The Qwen latest model refers to the most recently released generation of the Qwen open-weight family from Alibaba's Tongyi research group. Because the team ships frequently, the specific release name changes over time. This page describes the release pattern and evaluation framework so readers can assess any current Qwen latest model using consistent criteria, regardless of which generation is newest when they land here.

How often does Qwen release a new flagship model?

The Qwen team has historically shipped major new generation releases roughly every six to twelve months, with point releases and fine-tuned variants appearing more frequently in between. The cadence is faster than most Western open-weight labs. The most reliable way to track the current latest Qwen model is to monitor the project's Hugging Face organisation page, where new releases appear with model cards and license information.

What parameter sizes ship with each new Qwen release?

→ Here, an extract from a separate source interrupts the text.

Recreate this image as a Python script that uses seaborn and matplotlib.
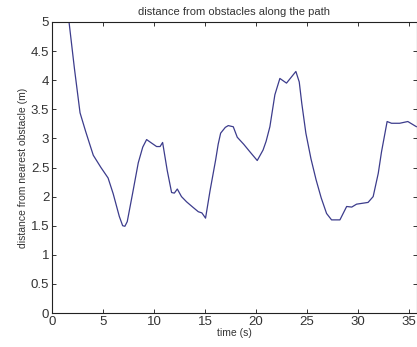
import matplotlib
matplotlib.use("Agg")
import matplotlib.pyplot as plt
import seaborn as sns
import pandas as pd

time_s = [1.3, 1.67, 2.2, 2.75, 3.3, 3.7, 4.05, 4.8, 5.5, 6.0, 6.6, 6.93, 7.15, 7.38, 7.9, 8.46,
          8.9, 9.28, 9.6, 10.26, 10.6, 10.85, 11.3, 11.73, 12.0, 12.29, 12.7, 13.2, 13.8,
          14.35, 14.7, 15.06, 15.5, 16.05, 16.3, 16.54, 17.0, 17.29, 17.78, 18.17, 18.8,
          19.41, 20.13, 20.7, 21.0, 21.37, 21.86, 22.35, 23.0, 23.92, 24.25, 24.5, 24.9,
          25.4, 25.9, 26.4, 26.93, 27.42, 28.24, 28.9, 29.4, 29.87, 31.0, 31.5, 32.0,
          32.32, 32.87, 33.3, 34.1, 34.9, 35.75]
distance_m = [5.6, 5.0, 4.2, 3.44, 3.12, 2.9, 2.71, 2.5, 2.32, 2.05, 1.66, 1.5, 1.49, 1.57,
              2.05, 2.58, 2.85, 2.98, 2.94, 2.86, 2.86, 2.93, 2.45, 2.07, 2.06, 2.13, 2.0,
              1.91, 1.82, 1.74, 1.72, 1.63, 2.1, 2.63, 2.9, 3.09, 3.19, 3.22, 3.2, 3.02,
              2.9, 2.77, 2.62, 2.8, 2.95, 3.2, 3.75, 4.03, 3.95, 4.15, 3.97, 3.6, 3.09,
              2.65, 2.29, 1.98, 1.71, 1.60, 1.60, 1.83, 1.82, 1.87, 1.90, 2.0, 2.4,
              2.77, 3.29, 3.26, 3.26, 3.29, 3.2]

df = pd.DataFrame({"t": time_s, "d": distance_m})

sns.set_style("white")
plt.rcParams['font.family'] = ['Liberation Sans', 'DejaVu Sans']

fig = plt.figure(figsize=(4.17, 3.47), dpi=100)
ax = fig.add_axes([52/417, 1-313/347, 365/417, 291/347])
sns.lineplot(data=df, x="t", y="d", ax=ax, color="#3c3c8c", linewidth=0.9, estimator=None, sort=False)

ax.set_xlim(0, 35.8)
ax.set_ylim(0, 5)
ax.set_xticks([0, 5, 10, 15, 20, 25, 30, 35])
ax.set_yticks([0, 0.5, 1, 1.5, 2, 2.5, 3, 3.5, 4, 4.5, 5])
ax.set_yticklabels(["0", "0.5", "1", "1.5", "2", "2.5", "3", "3.5", "4", "4.5", "5"])
ax.tick_params(direction="in", length=3, width=0.7, labelsize=9.5, colors="#333333",
               top=True, right=True, bottom=True, left=True, pad=2)
for s in ax.spines.values():
    s.set_color("#222222")
    s.set_linewidth(0.8)
ax.set_xlabel("time (s)", fontsize=7.5, color="#333333", labelpad=0)
ax.set_ylabel("distance from nearest obstacle (m)", fontsize=7.5, color="#333333", labelpad=2)
ax.set_title("distance from obstacles along the path", fontsize=8, color="#333333", pad=5)

fig.savefig("out.png", dpi=100, facecolor="white")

Each major Qwen release typically covers a full parameter sweep: sub-1B class for edge deployment, 7B for production server workloads, 14B and 32B for higher-quality reasoning, and 72B or 100B+ class flagship releases. Not all sizes ship simultaneously — the flagship often lands first, with smaller sizes following over subsequent weeks.

How do I evaluate whether the Qwen latest model is better for my workload?

Start with the benchmark most relevant to your task: MMLU for general knowledge, HumanEval for code, GSM8K for mathematical reasoning, or a multilingual eval for language coverage. Then run a representative sample of your actual production prompts on both the current and latest Qwen model before committing to a migration. Public benchmark improvements do not always translate directly to domain-specific task gains.

What license does the Qwen latest model ship under?

License terms are confirmed at release time on the specific model card on Hugging Face. Historically, Qwen flagship text and code releases have used Apache 2.0. Some releases have used a custom Qwen Community License. Never assume the license from a prior generation carries over — always verify the model card for the specific latest Qwen model before deploying in production.